=== Work instructions ===
Each line below should be retyped exactly, with no pictures.

=== Recorded information ===
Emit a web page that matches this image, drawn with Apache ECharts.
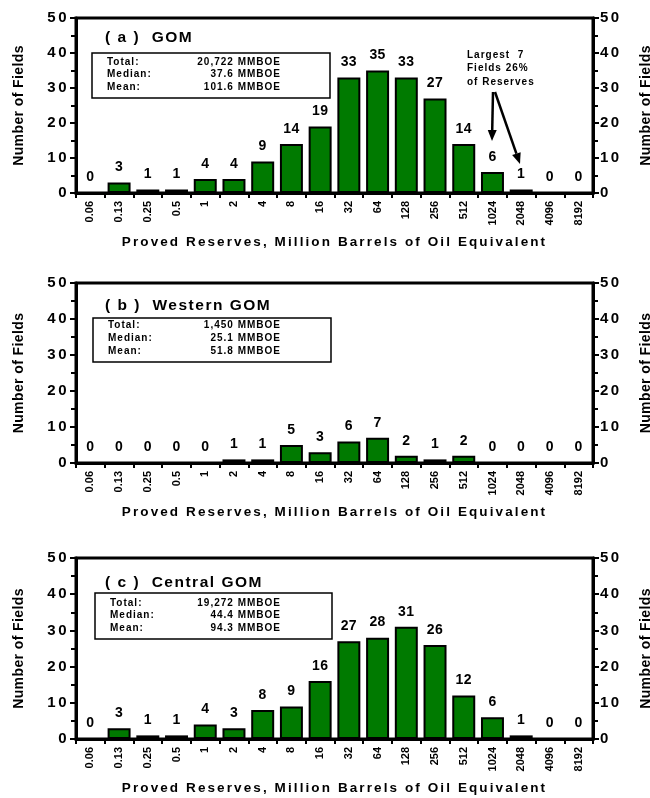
<!DOCTYPE html>
<html>
<head>
<meta charset="utf-8">
<script src="https://cdn.jsdelivr.net/npm/echarts@6/dist/echarts.min.js"></script>
<style>
html,body{margin:0;padding:0;background:#fff;}
#chart{width:650px;height:798px;}
</style>
</head>
<body>
<div id="chart"></div>
<script>
// ---- Data ----
const categories = ['0.06','0.13','0.25','0.5','1','2','4','8','16','32','64','128','256','512','1024','2048','4096','8192'];
const gomCounts     = [0,3,1,1,4,4,9,14,19,33,35,33,27,14,6,1,0,0];
const westernCounts = [0,0,0,0,0,1,1,5,3,6,7,2,1,2,0,0,0,0];
const centralCounts = [0,3,1,1,4,3,8,9,16,27,28,31,26,12,6,1,0,0];
const yMin = 0, yMax = 50, yInterval = 10;
const panelTitles = ['( a )  GOM', '( b )  Western GOM', '( c )  Central GOM'];
const statLabels = ['Total:', 'Median:', 'Mean:'];
const gomStats     = ['20,722 MMBOE', '37.6 MMBOE', '101.6 MMBOE'];
const westernStats = ['1,450 MMBOE', '25.1 MMBOE', '51.8 MMBOE'];
const centralStats = ['19,272 MMBOE', '44.4 MMBOE', '94.3 MMBOE'];
const annotationLines = ['Largest  7', 'Fields 26%', 'of Reserves'];
const xTitle = 'Proved Reserves, Million Barrels of Oil Equivalent';
const yTitle = 'Number of Fields';

// ---- Text tracking (letter spacing by font size, to mimic the wide original lettering) ----
const TRACKING = {'10': 1, '11': 0, '13.5': 2.1, '14': 0.4, '15': 2.5, '15.5': 1.5};
['fillText', 'strokeText'].forEach(fn => {
  const orig = CanvasRenderingContext2D.prototype[fn];
  CanvasRenderingContext2D.prototype[fn] = function () {
    const m = /(\d+(?:\.\d+)?)px/.exec(this.font || '');
    const ls = m && TRACKING[m[1]] !== undefined ? TRACKING[m[1]] : 0;
    if ('letterSpacing' in this) this.letterSpacing = ls + 'px';
    return orig.apply(this, arguments);
  };
});

// ---- Layout ----
const FONT = '"Liberation Sans", Arial, sans-serif';
const GREEN = '#007A00';
const grids = [
  {left: 76, right: 57, top: 18, height: 175},
  {left: 76, right: 57, top: 283, height: 180},
  {left: 76, right: 57, top: 558, height: 181}
];
const seriesData = [gomCounts, westernCounts, centralCounts];
const statsData = [gomStats, westernStats, centralStats];
const boxes = [
  {x: 92, y: 53, w: 238, h: 45, titleY: 37, rows: [62, 74, 87]},
  {x: 93, y: 318, w: 238, h: 44, titleY: 305, rows: [325, 338, 351]},
  {x: 95, y: 593, w: 237, h: 46, titleY: 582, rows: [603, 615, 628]}
];

const chart = echarts.init(document.getElementById('chart'));

const xAxes = [], yAxes = [], series = [], graphic = [];
grids.forEach((g, i) => {
  xAxes.push({
    type: 'category', gridIndex: i, data: categories,
    axisLine: {show: true, lineStyle: {color: '#000', width: 3}},
    axisTick: {show: true, length: 5, interval: 0, lineStyle: {color: '#000', width: 2}},
    axisLabel: {rotate: 90, interval: 0, margin: 8, fontFamily: FONT, fontWeight: 'bold', fontSize: 11, color: '#000'},
    name: xTitle, nameLocation: 'middle', nameGap: 42,
    nameTextStyle: {fontFamily: FONT, fontWeight: 'bold', fontSize: 13.5, color: '#000'}
  });
  ['left', 'right'].forEach(pos => {
    yAxes.push({
      type: 'value', gridIndex: i, position: pos, min: yMin, max: yMax, interval: yInterval,
      axisLine: {show: true, lineStyle: {color: '#000', width: 3}},
      axisTick: {show: true, length: 6, lineStyle: {color: '#000', width: 2}},
      minorTick: {show: true, splitNumber: 2, length: 5, lineStyle: {color: '#000', width: 2}},
      splitLine: {show: false},
      axisLabel: {margin: 7, fontFamily: FONT, fontWeight: 'bold', fontSize: 15, color: '#000'},
      name: yTitle, nameLocation: 'middle', nameRotate: 90, nameGap: pos === 'left' ? 50 : 46,
      nameTextStyle: {fontFamily: FONT, fontWeight: 'bold', fontSize: 14, color: '#000'}
    });
  });
  series.push({
    type: 'bar', xAxisIndex: i, yAxisIndex: i * 2, data: seriesData[i],
    barWidth: '80%',
    itemStyle: {color: GREEN, borderColor: '#000', borderWidth: 2},
    label: {show: true, position: 'top', distance: 8, fontFamily: FONT, fontWeight: 'bold', fontSize: 14, color: '#000'}
  });

  const b = boxes[i];
  graphic.push({
    type: 'text', left: 105, top: b.titleY - 7,
    style: {text: panelTitles[i], font: 'bold 15.5px ' + FONT, fill: '#000'}
  });
  graphic.push({
    type: 'rect', shape: {x: b.x, y: b.y, width: b.w, height: b.h},
    style: {fill: 'rgba(0,0,0,0)', stroke: '#000', lineWidth: 1.5}
  });
  statLabels.forEach((lab, r) => {
    graphic.push({type: 'text', style: {text: lab, x: b.x + 15, y: b.rows[r], font: 'bold 10px ' + FONT, fill: '#000', align: 'left', verticalAlign: 'middle'}});
    graphic.push({type: 'text', style: {text: statsData[i][r], x: 281, y: b.rows[r], font: 'bold 10px ' + FONT, fill: '#000', align: 'right', verticalAlign: 'middle'}});
  });
});

// Annotation in panel (a)
annotationLines.forEach((t, r) => {
  graphic.push({type: 'text', style: {text: t, x: 467, y: 55 + r * 13.5, font: 'bold 10px ' + FONT, fill: '#000', align: 'left', verticalAlign: 'middle'}});
});
function arrow(x1, y1, x2, y2) {
  const dx = x2 - x1, dy = y2 - y1, L = Math.sqrt(dx * dx + dy * dy);
  const ux = dx / L, uy = dy / L, headLen = 11, headW = 4.5;
  const bx = x2 - ux * headLen, by = y2 - uy * headLen;
  graphic.push({type: 'line', shape: {x1: x1, y1: y1, x2: bx, y2: by}, style: {stroke: '#000', lineWidth: 2.5}});
  graphic.push({type: 'polygon', shape: {points: [[x2, y2], [bx - uy * headW, by + ux * headW], [bx + uy * headW, by - ux * headW]]}, style: {fill: '#000'}});
}
arrow(493, 92, 492, 141);
arrow(495, 92, 520, 164);

chart.setOption({
  animation: false,
  backgroundColor: '#fff',
  grid: grids.map(g => Object.assign({show: true, borderColor: '#000', borderWidth: 3, backgroundColor: 'rgba(0,0,0,0)', containLabel: false, outerBoundsMode: 'none'}, g)),
  xAxis: xAxes,
  yAxis: yAxes,
  series: series,
  graphic: graphic
});
</script>
</body>
</html>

=== Response ===
Emit a web page that matches this image, drawn with Apache ECharts.
<!DOCTYPE html>
<html>
<head>
<meta charset="utf-8">
<script src="https://cdn.jsdelivr.net/npm/echarts@6/dist/echarts.min.js"></script>
<style>
html,body{margin:0;padding:0;background:#fff;}
#chart{width:650px;height:798px;}
</style>
</head>
<body>
<div id="chart"></div>
<script>
// ---- Data ----
const categories = ['0.06','0.13','0.25','0.5','1','2','4','8','16','32','64','128','256','512','1024','2048','4096','8192'];
const gomCounts     = [0,3,1,1,4,4,9,14,19,33,35,33,27,14,6,1,0,0];
const westernCounts = [0,0,0,0,0,1,1,5,3,6,7,2,1,2,0,0,0,0];
const centralCounts = [0,3,1,1,4,3,8,9,16,27,28,31,26,12,6,1,0,0];
const yMin = 0, yMax = 50, yInterval = 10;
const panelTitles = ['( a )  GOM', '( b )  Western GOM', '( c )  Central GOM'];
const statLabels = ['Total:', 'Median:', 'Mean:'];
const gomStats     = ['20,722 MMBOE', '37.6 MMBOE', '101.6 MMBOE'];
const westernStats = ['1,450 MMBOE', '25.1 MMBOE', '51.8 MMBOE'];
const centralStats = ['19,272 MMBOE', '44.4 MMBOE', '94.3 MMBOE'];
const annotationLines = ['Largest  7', 'Fields 26%', 'of Reserves'];
const xTitle = 'Proved Reserves, Million Barrels of Oil Equivalent';
const yTitle = 'Number of Fields';

// ---- Text tracking (letter spacing by font size, to mimic the wide original lettering) ----
const TRACKING = {'10': 1, '11': 0, '13.5': 2.1, '14': 0.4, '15': 2.5, '15.5': 1.5};
['fillText', 'strokeText'].forEach(fn => {
  const orig = CanvasRenderingContext2D.prototype[fn];
  CanvasRenderingContext2D.prototype[fn] = function () {
    const m = /(\d+(?:\.\d+)?)px/.exec(this.font || '');
    const ls = m && TRACKING[m[1]] !== undefined ? TRACKING[m[1]] : 0;
    if ('letterSpacing' in this) this.letterSpacing = ls + 'px';
    return orig.apply(this, arguments);
  };
});

// ---- Layout ----
const FONT = '"Liberation Sans", Arial, sans-serif';
const GREEN = '#007A00';
const grids = [
  {left: 76, right: 57, top: 18, height: 175},
  {left: 76, right: 57, top: 283, height: 180},
  {left: 76, right: 57, top: 558, height: 181}
];
const seriesData = [gomCounts, westernCounts, centralCounts];
const statsData = [gomStats, westernStats, centralStats];
const boxes = [
  {x: 92, y: 53, w: 238, h: 45, titleY: 37, rows: [62, 74, 87]},
  {x: 93, y: 318, w: 238, h: 44, titleY: 305, rows: [325, 338, 351]},
  {x: 95, y: 593, w: 237, h: 46, titleY: 582, rows: [603, 615, 628]}
];

const chart = echarts.init(document.getElementById('chart'));

const xAxes = [], yAxes = [], series = [], graphic = [];
grids.forEach((g, i) => {
  xAxes.push({
    type: 'category', gridIndex: i, data: categories,
    axisLine: {show: true, lineStyle: {color: '#000', width: 3}},
    axisTick: {show: true, length: 5, interval: 0, lineStyle: {color: '#000', width: 2}},
    axisLabel: {rotate: 90, interval: 0, margin: 8, fontFamily: FONT, fontWeight: 'bold', fontSize: 11, color: '#000'},
    name: xTitle, nameLocation: 'middle', nameGap: 42,
    nameTextStyle: {fontFamily: FONT, fontWeight: 'bold', fontSize: 13.5, color: '#000'}
  });
  ['left', 'right'].forEach(pos => {
    yAxes.push({
      type: 'value', gridIndex: i, position: pos, min: yMin, max: yMax, interval: yInterval,
      axisLine: {show: true, lineStyle: {color: '#000', width: 3}},
      axisTick: {show: true, length: 6, lineStyle: {color: '#000', width: 2}},
      minorTick: {show: true, splitNumber: 2, length: 5, lineStyle: {color: '#000', width: 2}},
      splitLine: {show: false},
      axisLabel: {margin: 7, fontFamily: FONT, fontWeight: 'bold', fontSize: 15, color: '#000'},
      name: yTitle, nameLocation: 'middle', nameRotate: 90, nameGap: pos === 'left' ? 50 : 46,
      nameTextStyle: {fontFamily: FONT, fontWeight: 'bold', fontSize: 14, color: '#000'}
    });
  });
  series.push({
    type: 'bar', xAxisIndex: i, yAxisIndex: i * 2, data: seriesData[i],
    barWidth: '80%',
    itemStyle: {color: GREEN, borderColor: '#000', borderWidth: 2},
    label: {show: true, position: 'top', distance: 8, fontFamily: FONT, fontWeight: 'bold', fontSize: 14, color: '#000'}
  });

  const b = boxes[i];
  graphic.push({
    type: 'text', left: 105, top: b.titleY - 7,
    style: {text: panelTitles[i], font: 'bold 15.5px ' + FONT, fill: '#000'}
  });
  graphic.push({
    type: 'rect', shape: {x: b.x, y: b.y, width: b.w, height: b.h},
    style: {fill: 'rgba(0,0,0,0)', stroke: '#000', lineWidth: 1.5}
  });
  statLabels.forEach((lab, r) => {
    graphic.push({type: 'text', style: {text: lab, x: b.x + 15, y: b.rows[r], font: 'bold 10px ' + FONT, fill: '#000', align: 'left', verticalAlign: 'middle'}});
    graphic.push({type: 'text', style: {text: statsData[i][r], x: 281, y: b.rows[r], font: 'bold 10px ' + FONT, fill: '#000', align: 'right', verticalAlign: 'middle'}});
  });
});

// Annotation in panel (a)
annotationLines.forEach((t, r) => {
  graphic.push({type: 'text', style: {text: t, x: 467, y: 55 + r * 13.5, font: 'bold 10px ' + FONT, fill: '#000', align: 'left', verticalAlign: 'middle'}});
});
function arrow(x1, y1, x2, y2) {
  const dx = x2 - x1, dy = y2 - y1, L = Math.sqrt(dx * dx + dy * dy);
  const ux = dx / L, uy = dy / L, headLen = 11, headW = 4.5;
  const bx = x2 - ux * headLen, by = y2 - uy * headLen;
  graphic.push({type: 'line', shape: {x1: x1, y1: y1, x2: bx, y2: by}, style: {stroke: '#000', lineWidth: 2.5}});
  graphic.push({type: 'polygon', shape: {points: [[x2, y2], [bx - uy * headW, by + ux * headW], [bx + uy * headW, by - ux * headW]]}, style: {fill: '#000'}});
}
arrow(493, 92, 492, 141);
arrow(495, 92, 520, 164);

chart.setOption({
  animation: false,
  backgroundColor: '#fff',
  grid: grids.map(g => Object.assign({show: true, borderColor: '#000', borderWidth: 3, backgroundColor: 'rgba(0,0,0,0)', containLabel: false, outerBoundsMode: 'none'}, g)),
  xAxis: xAxes,
  yAxis: yAxes,
  series: series,
  graphic: graphic
});
</script>
</body>
</html>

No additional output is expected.